Rep. Zinke’s Forest Bill Leaves Out Conservation
With no input from Montanans, bill undermines local collaboration
Montanans depend on and love our national forests. Our forests are the source of our clean water. They are where we go to camp, fish and hunt. They are also the storehouse of natural resources, including renewable resources such as timber.
We owe it to each other, and owe it to the future, to make sure our national forests are well managed.
Recently, Montana’s Congressman Ryan Zinke introduced legislation he says would improve national forest management. That is a laudable goal, if you can meet it.

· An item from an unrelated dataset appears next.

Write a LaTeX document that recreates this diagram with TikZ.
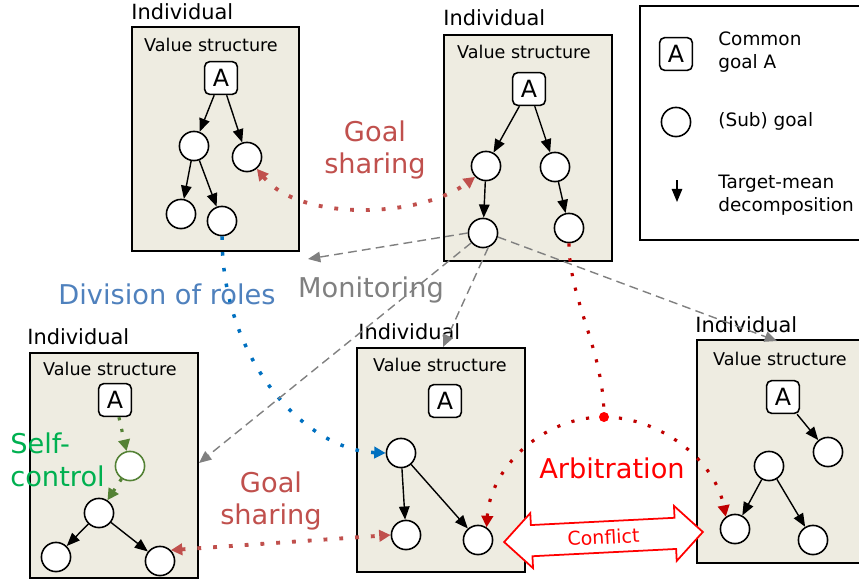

Trouble is, this legislation comes nowhere near meeting it.
In January, more than 40 Montana timber representatives, conservation organizations, sportsmen, outfitters, and businesses wrote to Montana’s Congressional delegation with a very clear message: work together to improve management of our forests. Listen to Montanans and honor the hard work of Montana citizens in collaborating to improve forest management.

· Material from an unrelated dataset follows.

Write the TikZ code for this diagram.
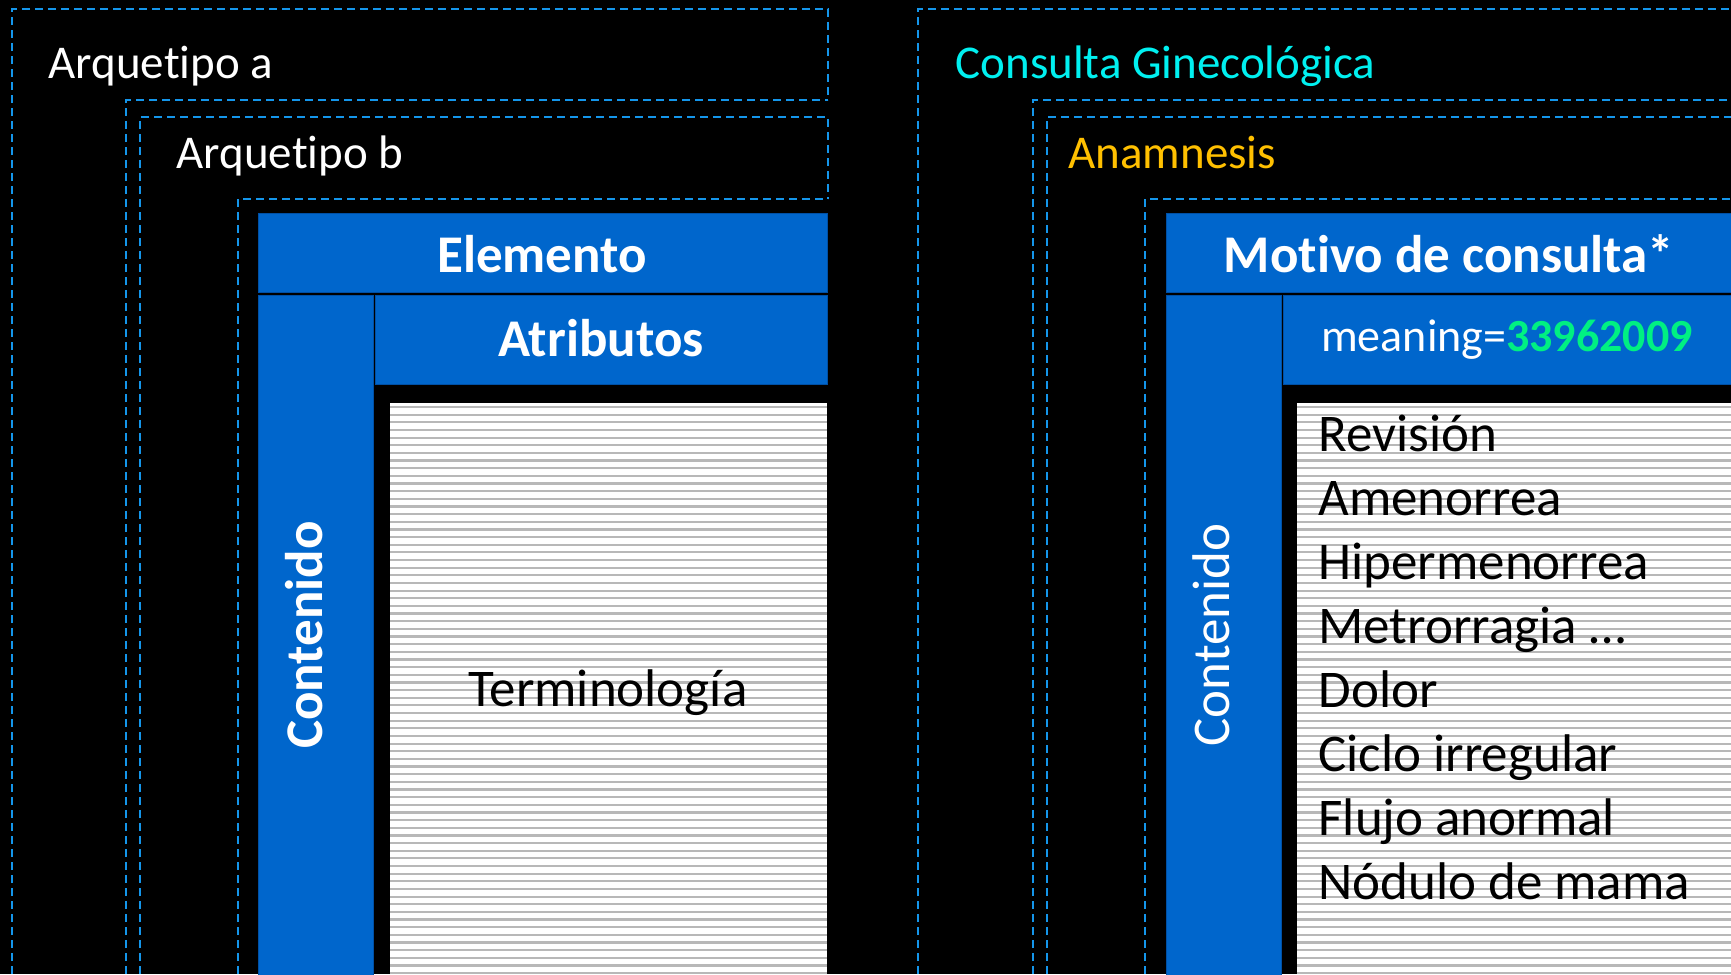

Unfortunately, Rep. Zinke’s bill was crafted without input from Montanans. No listening sessions. No town halls. But more importantly, no support from the key Montana stakeholders who worked for decades to improve forest management.
While Rep. Zinke says his legislation is about supporting collaborative efforts in Montana—which is a noble goal—the bill actually does the opposite. The Congressman’s bill re-writes the rules governing how decisions are made among diverse stakeholders on Montana’s resource advisory councils. Don’t like input from key stakeholders? No problem, just vote them down. That is not collaboration.
Moreover, Rep. Zinke’s bill lacks balance and fails to address the needs of multiple interests. A key premise of collaboration in Montana is to advance areas of agreement in ways that benefit all stakeholders.
The diverse groups that wrote to Montana’s Congressional delegation in January urged an approach that balances conservation and restoration. But Rep. Zinke’s bill does nothing for either. Instead, it strips money from restoration, while creating hurdles to public input in decision-making. It’s an approach that picks winners and losers and will not bring Montanans together.
While Rep. Zinke’s bill falls far short, there remain plenty of opportunities for our Congressional delegation to improve forest management. Recommendations from the diverse stakeholders who recently wrote to the delegation include:
Build on the success of local collaborative efforts that have made real progress in the Treasure State, but are in jeopardy of faltering without real support from Montana’s Congressional delegation.
Address the agreed-upon priorities of all collaborative stakeholders to improve forest management, which includes protecting our backcountry and restoring wildlife habitat. This will make it clear that all interests are reflected, not just a chosen few.
Develop legislation in open, transparent discussions that provide a meaningful voice to our forests’ many stakeholders. That way, we can work out differences before being thrown in the Beltway sausage-grinder.
- Address practical, real-world problems such as the long-term challenges with wildfire funding, which drain the U.S. Forest Service’s ability to provide other services, from timber to wildlife to recreation.